As a business and based on the information that AFTA had access to over the past three months and in the lead up to last week, there had not been any specific issues identified by the company with AFTA.
The fact that Fly365.com held ATAS accreditation and has done so for a considerable period of time holds true to the fact that something clearly has happened with this OTA in a short period of time to bring about the current circumstances.
As new OTAs look to join the Australian industry, this collapse will engender a deeper look at what and how these businesses should operate.
The race to the bottom on pricing that happens in many of the low cost OTA models is clearly not sustainable, or presents a trading environment that results in collapse.

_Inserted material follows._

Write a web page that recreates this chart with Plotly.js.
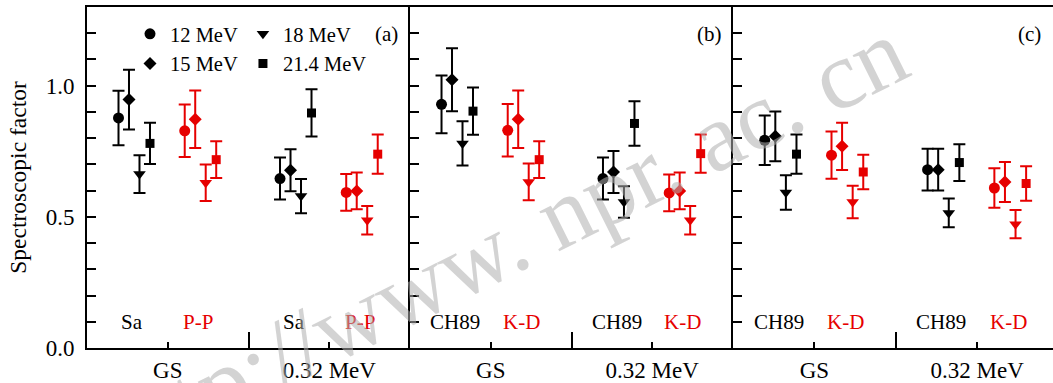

While I am not suggesting that applies to all OTAs – not in any way, there are many sustainable, strong solid OTAs both in Australia & around the world that have proven that an online channel for the sale of travel is sustainable and profitable. The problem appears to be more in the price driven market place and those who respond as a business model to metasearch price comparison websites. These are not yet well established businesses and while I would hate to think that innovation and entrepreneurship is not encouraged, the point is that a balance between innovation and future business models in travel needs to be offset by criteria that ensures sustainable business practices.
This is something that AFTA will have to review and consider as the ATAS scheme further evolves and can do more to try to provide a platform that can identify these types of risk before they happen.
That said, there is no regulation, legislation, or protocol that can pre-empt premeditated fraud.
While I am not suggesting that may be the cause of the collapse of Fly365.com, it has been the case with previous OTAs who have collapsed and I believe may be a black hole that is opening up in the travel industry led by a furious appetite from consumers to find flights online cheap.
There are many actors in this process and something will have to change and soon or else I believe that these collapses will continue to happen.
This is not good for consumers, not good for the travel industry & definitely not good for airlines.
I strongly believe that everyone in the travel ecosystem wants innovation in distribution, but this needs to be done in a sustainable way within the controls that we have available to us today.
We need to solve this together as an industry, this is not something govts can tackle and I am confident that AFTA working with all stakeholders can achieve great outcomes for the future.